Les risques de l’industrialisation accélérée

Ali Mohammad Sofi a participé à des cours similaires dans l’État de Jammu et Cachemire qui a subi, en 2014, d’importantes inondations qui ont tué au moins 270 personnes et touché près de 2 500 villages. Ali confie qu’il participe à ces formations depuis plus d’un an, et qu’il a été « formé afin de protéger des vies en cas d’inondations ou de tremblements de terre ». « Ils nous ont dit de vérifier que nous disposons toujours d’un approvisionnement suffisant en eau, en médicaments et en éclairages de secours, et qu’il ne fallait pas paniquer », ajoute-t-il. « Des sessions de formation sont organisées sans cesse dans les villages » qui ont subi de lourdes pertes en 2014, explique Ali.

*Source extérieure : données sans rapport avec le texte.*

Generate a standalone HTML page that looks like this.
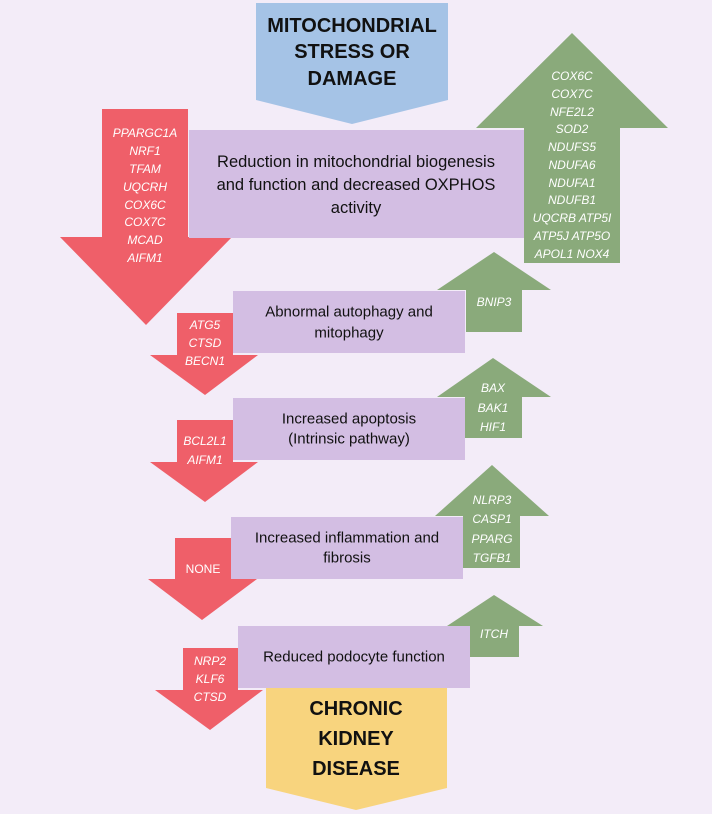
<!DOCTYPE html>
<html><head><meta charset="utf-8"><style>
html,body{margin:0;padding:0;background:#f3ecf8;}
svg{display:block}
.g{fill:#fff;font-family:"Liberation Sans",sans-serif;font-style:italic;font-size:12px;text-anchor:middle;dominant-baseline:central}
.p{fill:#111;font-family:"Liberation Sans",sans-serif;font-size:15px;text-anchor:middle;dominant-baseline:central}
.t{fill:#111;font-family:"Liberation Sans",sans-serif;font-weight:bold;font-size:20px;text-anchor:middle;dominant-baseline:central}
</style></head><body>
<svg width="712" height="814" viewBox="0 0 712 814" xmlns="http://www.w3.org/2000/svg">
<rect width="712" height="814" fill="#f3ecf8"/>
<!-- blue -->
<polygon points="256,3 448,3 448,100 352,124 256,100" fill="#a5c3e6"/>
<!-- red arrows -->
<g fill="#ef5f69">
<polygon points="102,109 188,109 188,237 232,237 146,325 60,237 102,237"/>
<polygon points="177,313 233,313 233,355 258,355 205,395 150,355 177,355"/>
<polygon points="177,420 233,420 233,462 258,462 205,502 150,462 177,462"/>
<polygon points="175,538 231,538 231,579 257,579 202,620 148,579 175,579"/>
<polygon points="183,648 238,648 238,690 263,690 210,730 155,690 183,690"/>
</g>
<!-- green arrows -->
<g fill="#8aaa7b">
<polygon points="572,33 668,128 620,128 620,263 524,263 524,128 476,128"/>
<polygon points="494,252 551,290 522,290 522,332 466,332 466,290 437,290"/>
<polygon points="493,358 551,397 522,397 522,438 465,438 465,397 437,397"/>
<polygon points="492,465 549,516 520,516 520,568 463,568 463,516 435,516"/>
<polygon points="494,595 543,626 519,626 519,657 470,657 470,626 447,626"/>
</g>
<!-- yellow -->
<polygon points="266,680 447,680 447,788 356,810 266,788" fill="#f8d47e"/>
<!-- purple -->
<g fill="#d3bee3">
<rect x="189" y="130" width="335" height="108"/>
<rect x="233" y="291" width="232" height="62"/>
<rect x="233" y="398" width="232" height="62"/>
<rect x="231" y="517" width="232" height="62"/>
<rect x="238" y="626" width="232" height="62"/>
</g>
<!-- texts -->
<text class="t" x="352" y="26">MITOCHONDRIAL</text>
<text class="t" x="352" y="52">STRESS OR</text>
<text class="t" x="352" y="79">DAMAGE</text>
<text class="t" x="356" y="709">CHRONIC</text>
<text class="t" x="356" y="739">KIDNEY</text>
<text class="t" x="356" y="769">DISEASE</text>
<g class="p" style="font-size:16.5px">
<text x="356" y="162">Reduction in mitochondrial biogenesis</text>
<text x="356" y="185">and function and decreased OXPHOS</text>
<text x="356" y="208">activity</text>
</g>
<text class="p" x="349" y="312">Abnormal autophagy and</text>
<text class="p" x="349" y="333">mitophagy</text>
<text class="p" x="349" y="419">Increased apoptosis</text>
<text class="p" x="349" y="439">(Intrinsic pathway)</text>
<text class="p" x="347" y="538">Increased inflammation and</text>
<text class="p" x="347" y="558">fibrosis</text>
<text class="p" x="354" y="657">Reduced podocyte function</text>
<g class="g">
<text x="572" y="76">COX6C</text><text x="572" y="94">COX7C</text><text x="572" y="112">NFE2L2</text>
<text x="572" y="129">SOD2</text><text x="572" y="147">NDUFS5</text><text x="572" y="165">NDUFA6</text>
<text x="572" y="183">NDUFA1</text><text x="572" y="200">NDUFB1</text><text x="572" y="218">UQCRB  ATP5I</text>
<text x="572" y="236">ATP5J  ATP5O</text><text x="572" y="254">APOL1  NOX4</text>
<text x="145" y="133">PPARGC1A</text><text x="145" y="151">NRF1</text><text x="145" y="169">TFAM</text>
<text x="145" y="187">UQCRH</text><text x="145" y="205">COX6C</text><text x="145" y="222">COX7C</text>
<text x="145" y="240">MCAD</text><text x="145" y="258">AIFM1</text>
<text x="494" y="302">BNIP3</text>
<text x="205" y="325">ATG5</text><text x="205" y="343">CTSD</text><text x="205" y="361">BECN1</text>
<text x="493" y="388">BAX</text><text x="493" y="408">BAK1</text><text x="493" y="427">HIF1</text>
<text x="205" y="441">BCL2L1</text><text x="205" y="460">AIFM1</text>
<text x="492" y="500">NLRP3</text><text x="492" y="519">CASP1</text><text x="492" y="539">PPARG</text><text x="492" y="558">TGFB1</text>
<text x="203" y="569" style="font-style:normal">NONE</text>
<text x="494" y="634">ITCH</text>
<text x="210" y="661">NRP2</text><text x="210" y="679">KLF6</text><text x="210" y="697">CTSD</text>
</g>
</svg>
</body></html>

Parmi les causes principales de la hausse récente du nombre et de la gravité des catastrophes naturelles, ont compte notamment l’urbanisation accélérée. Les données du gouvernement sur le recensement de 2011 indiquent que 31 % de la population indienne vit aujourd’hui en ville, ce qui amène les régions urbaines à se développer, tandis que la population rurale diminue peu à peu. « Cela a entraîné la conversion de beaucoup de terres cultivables en chantiers de construction. Des rivières et des cours d’eau ont été détournés et des forêts détruites », affirme Sunil Dhar, un environnementaliste basé à New Delhi. « Des villages se transforment rapidement en villes ou même en métropoles, ce qui expose davantage la population aux risques liés aux catastrophes naturelles », ajoute Sunil. Un mauvais aménagement du territoire, la multiplication des chantiers de construction – souvent illégaux – et l’absence de toute évaluation des risques dans l’aménagement urbain, entraînent une bétonisation massive qui multiplie les risques, estime Alison Saldanha, principale associée du Centre Janaagraha pour la citoyenneté et la démocratie.